TASK DETAILS: Print exactly the lines running from the one that holds "Recreate this image" through the one that holds "plt.rcParams['font.family'] = ['Noto", please, and leave the pictures out.
── DATA SHOWN ──
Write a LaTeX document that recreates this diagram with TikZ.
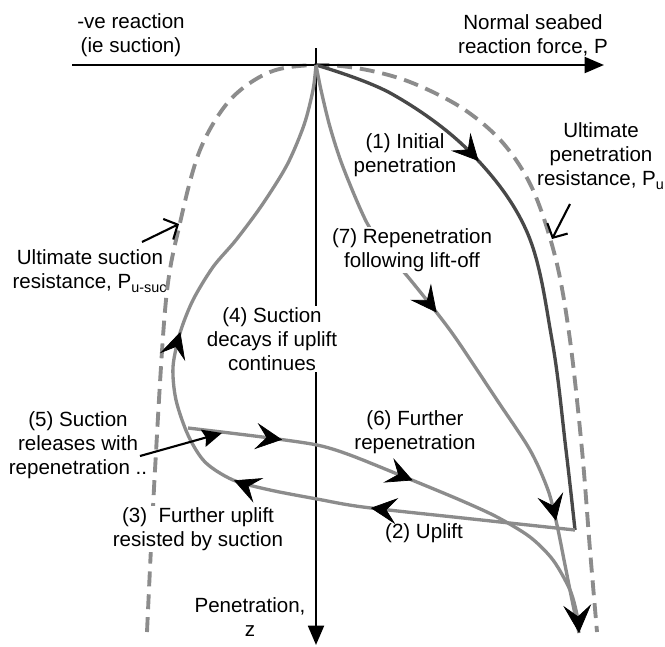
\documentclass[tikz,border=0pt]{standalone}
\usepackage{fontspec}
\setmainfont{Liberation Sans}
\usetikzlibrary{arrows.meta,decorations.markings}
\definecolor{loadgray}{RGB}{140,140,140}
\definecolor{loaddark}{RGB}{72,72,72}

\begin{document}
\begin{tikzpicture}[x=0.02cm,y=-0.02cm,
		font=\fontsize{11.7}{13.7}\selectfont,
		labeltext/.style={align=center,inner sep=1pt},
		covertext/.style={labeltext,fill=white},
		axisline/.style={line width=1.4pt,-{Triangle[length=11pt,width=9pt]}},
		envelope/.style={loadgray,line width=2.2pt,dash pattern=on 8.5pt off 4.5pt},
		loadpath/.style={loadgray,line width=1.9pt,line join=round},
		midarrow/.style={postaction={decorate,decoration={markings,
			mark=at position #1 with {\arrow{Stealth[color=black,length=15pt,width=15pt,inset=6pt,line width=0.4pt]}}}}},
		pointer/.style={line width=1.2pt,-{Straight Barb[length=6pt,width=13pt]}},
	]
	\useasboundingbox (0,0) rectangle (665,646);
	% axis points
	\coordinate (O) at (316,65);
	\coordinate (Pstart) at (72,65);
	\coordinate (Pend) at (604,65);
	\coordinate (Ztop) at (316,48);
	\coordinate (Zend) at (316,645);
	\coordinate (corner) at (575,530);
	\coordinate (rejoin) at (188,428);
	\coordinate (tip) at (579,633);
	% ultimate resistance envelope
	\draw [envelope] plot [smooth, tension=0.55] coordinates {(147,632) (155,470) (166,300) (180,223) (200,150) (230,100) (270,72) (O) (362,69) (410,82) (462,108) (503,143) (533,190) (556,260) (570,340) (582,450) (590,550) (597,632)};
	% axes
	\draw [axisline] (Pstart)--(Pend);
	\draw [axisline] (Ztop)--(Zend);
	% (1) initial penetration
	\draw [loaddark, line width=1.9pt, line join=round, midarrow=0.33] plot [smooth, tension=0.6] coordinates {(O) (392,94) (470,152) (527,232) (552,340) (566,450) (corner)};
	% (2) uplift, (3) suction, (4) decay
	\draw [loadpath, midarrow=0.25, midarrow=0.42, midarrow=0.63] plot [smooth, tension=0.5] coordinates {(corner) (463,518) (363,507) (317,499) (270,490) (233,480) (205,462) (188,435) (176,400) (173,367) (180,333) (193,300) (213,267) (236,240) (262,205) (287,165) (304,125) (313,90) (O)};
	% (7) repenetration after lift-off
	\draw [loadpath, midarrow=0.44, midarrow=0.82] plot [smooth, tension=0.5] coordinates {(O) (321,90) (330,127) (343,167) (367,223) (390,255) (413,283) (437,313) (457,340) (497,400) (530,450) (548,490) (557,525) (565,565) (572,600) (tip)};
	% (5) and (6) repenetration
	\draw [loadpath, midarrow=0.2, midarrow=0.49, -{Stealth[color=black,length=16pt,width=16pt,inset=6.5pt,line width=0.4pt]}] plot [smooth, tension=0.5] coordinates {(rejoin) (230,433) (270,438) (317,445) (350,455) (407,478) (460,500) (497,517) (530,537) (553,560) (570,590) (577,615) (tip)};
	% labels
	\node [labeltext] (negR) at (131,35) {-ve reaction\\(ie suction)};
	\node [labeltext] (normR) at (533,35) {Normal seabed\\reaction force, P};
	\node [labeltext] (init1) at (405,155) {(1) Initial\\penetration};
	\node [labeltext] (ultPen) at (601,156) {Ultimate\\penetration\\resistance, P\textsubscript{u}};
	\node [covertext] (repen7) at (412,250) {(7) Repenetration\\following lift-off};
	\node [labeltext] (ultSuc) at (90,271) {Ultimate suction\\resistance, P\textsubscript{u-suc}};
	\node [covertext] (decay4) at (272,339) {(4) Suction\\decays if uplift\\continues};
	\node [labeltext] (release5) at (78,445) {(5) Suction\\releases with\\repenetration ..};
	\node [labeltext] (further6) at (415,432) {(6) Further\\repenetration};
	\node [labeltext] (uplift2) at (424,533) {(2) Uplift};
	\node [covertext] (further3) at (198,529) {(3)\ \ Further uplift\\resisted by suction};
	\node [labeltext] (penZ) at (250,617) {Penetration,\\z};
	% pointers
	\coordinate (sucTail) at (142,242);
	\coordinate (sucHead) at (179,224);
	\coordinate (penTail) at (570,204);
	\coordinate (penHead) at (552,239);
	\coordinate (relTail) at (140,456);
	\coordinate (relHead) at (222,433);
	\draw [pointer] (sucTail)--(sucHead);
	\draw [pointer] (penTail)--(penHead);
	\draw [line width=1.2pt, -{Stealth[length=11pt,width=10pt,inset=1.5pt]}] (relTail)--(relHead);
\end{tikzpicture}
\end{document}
───
── DATA SHOWN ──
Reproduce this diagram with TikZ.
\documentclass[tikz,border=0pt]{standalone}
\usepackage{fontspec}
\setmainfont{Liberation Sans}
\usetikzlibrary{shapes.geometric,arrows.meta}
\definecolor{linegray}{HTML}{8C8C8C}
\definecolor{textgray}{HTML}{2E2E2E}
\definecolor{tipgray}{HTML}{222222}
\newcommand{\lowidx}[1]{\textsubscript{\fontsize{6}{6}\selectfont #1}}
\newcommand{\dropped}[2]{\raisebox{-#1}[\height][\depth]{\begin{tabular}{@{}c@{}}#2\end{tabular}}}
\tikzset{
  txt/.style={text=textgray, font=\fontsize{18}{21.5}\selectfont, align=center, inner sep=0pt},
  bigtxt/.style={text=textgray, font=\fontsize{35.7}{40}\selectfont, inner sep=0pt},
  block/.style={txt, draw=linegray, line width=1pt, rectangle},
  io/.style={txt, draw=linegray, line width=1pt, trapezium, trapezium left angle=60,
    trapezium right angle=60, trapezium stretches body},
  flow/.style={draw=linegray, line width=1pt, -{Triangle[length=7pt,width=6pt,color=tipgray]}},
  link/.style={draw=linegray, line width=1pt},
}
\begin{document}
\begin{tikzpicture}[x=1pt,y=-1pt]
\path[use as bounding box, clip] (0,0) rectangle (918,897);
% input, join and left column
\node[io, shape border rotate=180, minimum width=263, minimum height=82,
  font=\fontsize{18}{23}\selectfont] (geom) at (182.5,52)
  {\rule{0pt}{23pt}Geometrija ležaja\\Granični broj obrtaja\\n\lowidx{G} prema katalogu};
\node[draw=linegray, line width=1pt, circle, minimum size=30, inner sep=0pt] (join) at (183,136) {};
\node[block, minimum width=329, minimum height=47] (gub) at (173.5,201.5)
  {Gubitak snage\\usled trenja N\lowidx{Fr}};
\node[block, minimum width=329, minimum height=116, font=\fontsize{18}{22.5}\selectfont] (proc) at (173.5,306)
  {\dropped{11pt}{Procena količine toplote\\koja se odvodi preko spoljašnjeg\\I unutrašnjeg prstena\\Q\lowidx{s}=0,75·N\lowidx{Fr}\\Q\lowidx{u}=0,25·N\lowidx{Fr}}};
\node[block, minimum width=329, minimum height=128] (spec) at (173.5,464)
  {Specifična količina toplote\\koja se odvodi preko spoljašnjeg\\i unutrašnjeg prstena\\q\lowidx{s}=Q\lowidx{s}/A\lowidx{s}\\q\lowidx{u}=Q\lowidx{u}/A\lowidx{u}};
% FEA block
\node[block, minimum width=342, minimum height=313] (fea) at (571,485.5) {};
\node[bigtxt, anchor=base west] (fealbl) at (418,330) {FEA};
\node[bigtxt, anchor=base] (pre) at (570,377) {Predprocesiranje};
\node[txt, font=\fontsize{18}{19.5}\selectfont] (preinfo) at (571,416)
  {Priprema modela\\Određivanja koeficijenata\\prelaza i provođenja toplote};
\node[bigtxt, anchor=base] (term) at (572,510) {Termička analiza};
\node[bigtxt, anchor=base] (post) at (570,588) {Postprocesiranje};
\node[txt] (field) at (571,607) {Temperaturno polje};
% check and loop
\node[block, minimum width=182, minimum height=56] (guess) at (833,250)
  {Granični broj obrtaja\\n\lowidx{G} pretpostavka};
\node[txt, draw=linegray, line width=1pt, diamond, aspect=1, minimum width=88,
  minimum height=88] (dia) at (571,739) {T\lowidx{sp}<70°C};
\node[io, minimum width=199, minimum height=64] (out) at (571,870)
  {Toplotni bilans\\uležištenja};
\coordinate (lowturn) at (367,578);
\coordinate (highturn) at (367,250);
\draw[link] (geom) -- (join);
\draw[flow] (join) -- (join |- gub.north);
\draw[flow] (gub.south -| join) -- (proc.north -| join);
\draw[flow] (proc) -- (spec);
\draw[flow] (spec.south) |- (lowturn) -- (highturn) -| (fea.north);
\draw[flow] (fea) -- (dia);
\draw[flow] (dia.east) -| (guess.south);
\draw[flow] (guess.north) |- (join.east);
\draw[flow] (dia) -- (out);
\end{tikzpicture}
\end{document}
───
── DATA SHOWN ──
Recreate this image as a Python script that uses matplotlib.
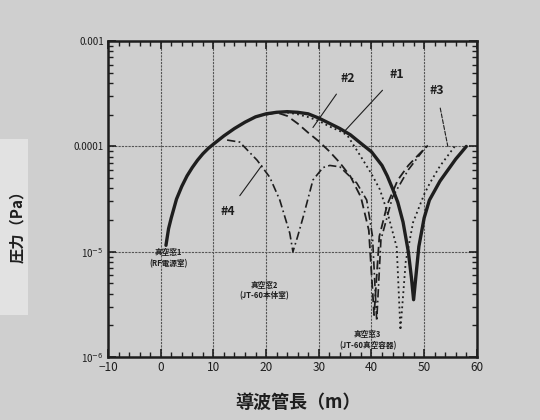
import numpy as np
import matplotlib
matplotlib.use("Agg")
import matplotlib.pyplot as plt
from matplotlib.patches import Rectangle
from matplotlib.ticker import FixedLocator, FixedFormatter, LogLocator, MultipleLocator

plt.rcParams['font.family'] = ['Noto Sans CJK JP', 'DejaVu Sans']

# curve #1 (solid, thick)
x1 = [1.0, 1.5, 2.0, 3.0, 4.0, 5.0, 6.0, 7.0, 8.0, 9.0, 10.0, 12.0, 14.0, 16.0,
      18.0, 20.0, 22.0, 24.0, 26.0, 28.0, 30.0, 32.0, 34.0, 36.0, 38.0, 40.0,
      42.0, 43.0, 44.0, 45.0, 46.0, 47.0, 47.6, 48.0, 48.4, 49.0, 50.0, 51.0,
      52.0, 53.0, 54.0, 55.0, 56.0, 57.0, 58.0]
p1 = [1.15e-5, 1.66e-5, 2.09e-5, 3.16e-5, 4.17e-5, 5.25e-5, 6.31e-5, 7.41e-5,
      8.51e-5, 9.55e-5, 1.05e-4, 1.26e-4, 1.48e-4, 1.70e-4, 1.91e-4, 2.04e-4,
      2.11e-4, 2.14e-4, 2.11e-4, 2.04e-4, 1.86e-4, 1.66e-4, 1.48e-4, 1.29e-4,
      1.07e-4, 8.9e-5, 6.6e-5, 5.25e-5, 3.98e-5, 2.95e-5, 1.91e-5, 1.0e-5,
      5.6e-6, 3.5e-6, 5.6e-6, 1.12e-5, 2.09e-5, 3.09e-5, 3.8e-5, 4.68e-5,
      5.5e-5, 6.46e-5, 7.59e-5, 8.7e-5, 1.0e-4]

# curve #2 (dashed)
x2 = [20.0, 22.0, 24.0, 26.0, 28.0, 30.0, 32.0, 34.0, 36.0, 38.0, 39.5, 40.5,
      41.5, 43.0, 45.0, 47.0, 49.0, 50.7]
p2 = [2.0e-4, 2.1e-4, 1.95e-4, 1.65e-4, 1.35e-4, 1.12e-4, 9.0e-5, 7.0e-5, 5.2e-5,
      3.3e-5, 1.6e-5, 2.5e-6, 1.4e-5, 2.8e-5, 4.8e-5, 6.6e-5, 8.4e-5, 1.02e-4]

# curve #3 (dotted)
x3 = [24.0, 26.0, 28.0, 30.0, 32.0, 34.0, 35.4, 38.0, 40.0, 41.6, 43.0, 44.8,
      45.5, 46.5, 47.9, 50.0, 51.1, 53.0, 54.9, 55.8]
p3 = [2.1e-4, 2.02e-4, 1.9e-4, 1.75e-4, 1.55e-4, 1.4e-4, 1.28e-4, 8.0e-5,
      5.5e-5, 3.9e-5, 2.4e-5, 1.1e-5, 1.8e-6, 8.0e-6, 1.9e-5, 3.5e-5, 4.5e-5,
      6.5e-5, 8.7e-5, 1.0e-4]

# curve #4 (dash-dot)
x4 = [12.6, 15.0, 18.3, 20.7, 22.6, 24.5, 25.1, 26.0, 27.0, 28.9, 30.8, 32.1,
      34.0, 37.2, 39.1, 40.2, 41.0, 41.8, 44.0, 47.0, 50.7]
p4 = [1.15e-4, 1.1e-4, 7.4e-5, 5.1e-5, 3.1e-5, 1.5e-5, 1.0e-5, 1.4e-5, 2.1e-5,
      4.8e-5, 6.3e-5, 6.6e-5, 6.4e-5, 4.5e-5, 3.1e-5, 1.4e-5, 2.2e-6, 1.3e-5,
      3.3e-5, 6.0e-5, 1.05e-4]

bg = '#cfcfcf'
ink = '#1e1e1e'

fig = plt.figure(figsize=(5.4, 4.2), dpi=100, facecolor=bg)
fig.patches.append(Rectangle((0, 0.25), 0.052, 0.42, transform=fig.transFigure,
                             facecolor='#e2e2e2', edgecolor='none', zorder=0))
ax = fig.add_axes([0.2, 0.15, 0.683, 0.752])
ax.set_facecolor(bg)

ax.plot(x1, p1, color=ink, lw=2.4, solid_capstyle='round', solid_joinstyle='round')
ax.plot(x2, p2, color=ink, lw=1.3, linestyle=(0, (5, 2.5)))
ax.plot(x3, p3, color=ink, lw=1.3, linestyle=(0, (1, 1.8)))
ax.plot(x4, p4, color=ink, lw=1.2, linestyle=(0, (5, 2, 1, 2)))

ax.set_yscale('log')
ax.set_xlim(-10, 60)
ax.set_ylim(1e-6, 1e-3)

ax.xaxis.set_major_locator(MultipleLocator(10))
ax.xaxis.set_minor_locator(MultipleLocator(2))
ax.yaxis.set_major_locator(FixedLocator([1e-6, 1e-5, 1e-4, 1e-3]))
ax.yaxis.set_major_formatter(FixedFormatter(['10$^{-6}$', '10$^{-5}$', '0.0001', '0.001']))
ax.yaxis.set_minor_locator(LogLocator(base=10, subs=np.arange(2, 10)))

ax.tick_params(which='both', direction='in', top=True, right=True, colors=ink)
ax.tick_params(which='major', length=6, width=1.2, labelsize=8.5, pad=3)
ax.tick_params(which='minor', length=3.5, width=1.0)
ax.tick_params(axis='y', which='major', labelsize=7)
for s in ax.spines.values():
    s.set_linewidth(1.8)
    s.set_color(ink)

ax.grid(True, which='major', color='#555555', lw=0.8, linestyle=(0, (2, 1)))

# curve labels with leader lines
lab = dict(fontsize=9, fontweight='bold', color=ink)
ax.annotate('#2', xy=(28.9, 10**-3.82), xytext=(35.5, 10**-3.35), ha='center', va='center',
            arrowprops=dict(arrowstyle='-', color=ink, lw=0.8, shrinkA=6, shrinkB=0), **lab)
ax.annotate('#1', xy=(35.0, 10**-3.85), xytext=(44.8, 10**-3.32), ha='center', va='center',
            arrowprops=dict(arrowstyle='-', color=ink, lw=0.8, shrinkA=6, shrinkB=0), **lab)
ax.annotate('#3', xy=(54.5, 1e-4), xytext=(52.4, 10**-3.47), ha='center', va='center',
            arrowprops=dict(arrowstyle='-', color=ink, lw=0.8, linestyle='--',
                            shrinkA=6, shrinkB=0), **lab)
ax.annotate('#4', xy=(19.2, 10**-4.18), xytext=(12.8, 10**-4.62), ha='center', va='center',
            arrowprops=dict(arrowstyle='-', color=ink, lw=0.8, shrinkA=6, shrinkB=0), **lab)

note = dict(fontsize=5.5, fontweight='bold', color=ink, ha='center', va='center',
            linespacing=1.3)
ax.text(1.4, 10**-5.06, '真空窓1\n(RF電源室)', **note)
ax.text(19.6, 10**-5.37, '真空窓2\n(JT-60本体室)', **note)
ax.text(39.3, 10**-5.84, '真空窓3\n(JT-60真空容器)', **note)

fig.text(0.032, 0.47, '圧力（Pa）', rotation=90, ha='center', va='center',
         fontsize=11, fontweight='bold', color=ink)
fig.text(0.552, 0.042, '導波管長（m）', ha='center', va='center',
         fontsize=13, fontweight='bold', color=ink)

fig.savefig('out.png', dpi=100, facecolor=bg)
───
TASK ANSWER:
Recreate this image as a Python script that uses matplotlib.
import numpy as np
import matplotlib
matplotlib.use("Agg")
import matplotlib.pyplot as plt
from matplotlib.patches import Rectangle
from matplotlib.ticker import FixedLocator, FixedFormatter, LogLocator, MultipleLocator

plt.rcParams['font.family'] = ['Noto Sans CJK JP', 'DejaVu Sans']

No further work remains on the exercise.